Add getter and setter methods for compile_backend across accelerators. #5299

vshekhawat-hlab · 2024-03-19T10:02:52Z

Add getter and setter methods for compile_backend across accelerators, which provide a mechanism to retrieve the compile backend. These APIs handle user-defined backend selection and raise a ValueError with informative error messages for unsupported backends.

…ks in compile tests.

vshekhawat-hlab · 2024-03-19T10:08:20Z

Hi @loadams ,

Added support for retrieving the preferred compile backend from the accelerator. However, I'm unsure about the preferred backend for each accelerator. Therefore, I've set the default to 'inductor'. Could you please review this?

tjruwase · 2024-03-19T13:53:02Z

@vshekhawat-hlab, thanks for adding this API. I think it is a great start to addressing generalization issue raised by @delock. However, there is a bit more work required to make this consistent with

DeepSpeed/deepspeed/runtime/compiler.py

Line 56 in 3dd3d51

class CompileConfig(DeepSpeedConfigModel):

.
Also, I think there are few questions that need resolving. I will post them below as separate comment to reduce clutter.

tjruwase · 2024-03-19T14:03:24Z

Since users can specify compile_backend (string or Callable) through either ds_config or set_backend(), which value takes precedence between user specification and preferred/default backend in accelerator class?
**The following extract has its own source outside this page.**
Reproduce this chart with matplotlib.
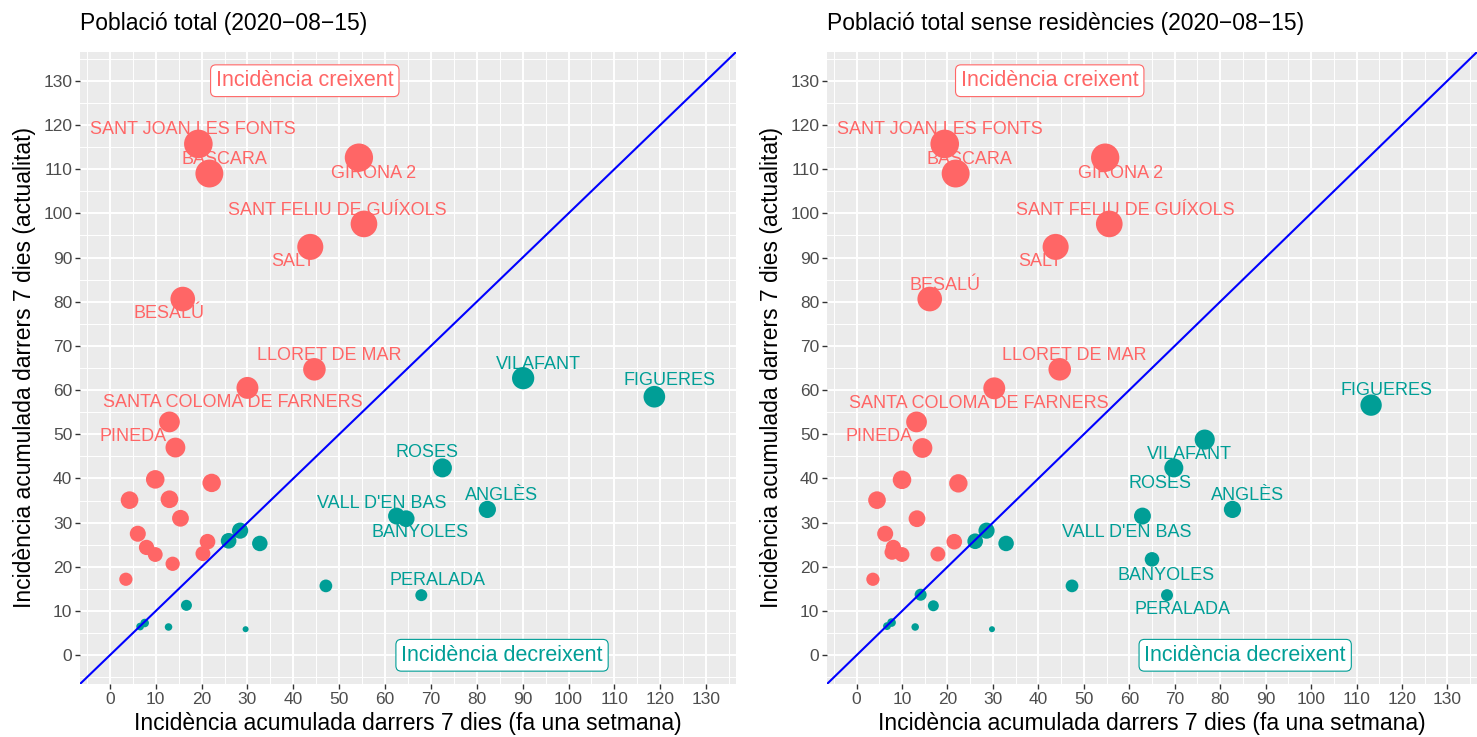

I think user specification should have higher precedence.

tjruwase · 2024-03-19T14:08:15Z

Assuming user specification has higher precedence, how can users select the accelerator preferred backend without having to read the code? I see two options:

Users can implicitly select the accelerator preferred backend by leaving backend undefined in ds_config, and by not using set_backend() API, or
Alternatively, users can explicitly use a special backend name, e.g., "accelerator".

tjruwase · 2024-03-19T14:09:40Z

What is the expected behavior if user specifies backend that is not supported by accelerator? I see three options:

Fail immediately with meaningful error message.
Disable compilation with warning message.
Switch to accelerator preferred backend with warning message.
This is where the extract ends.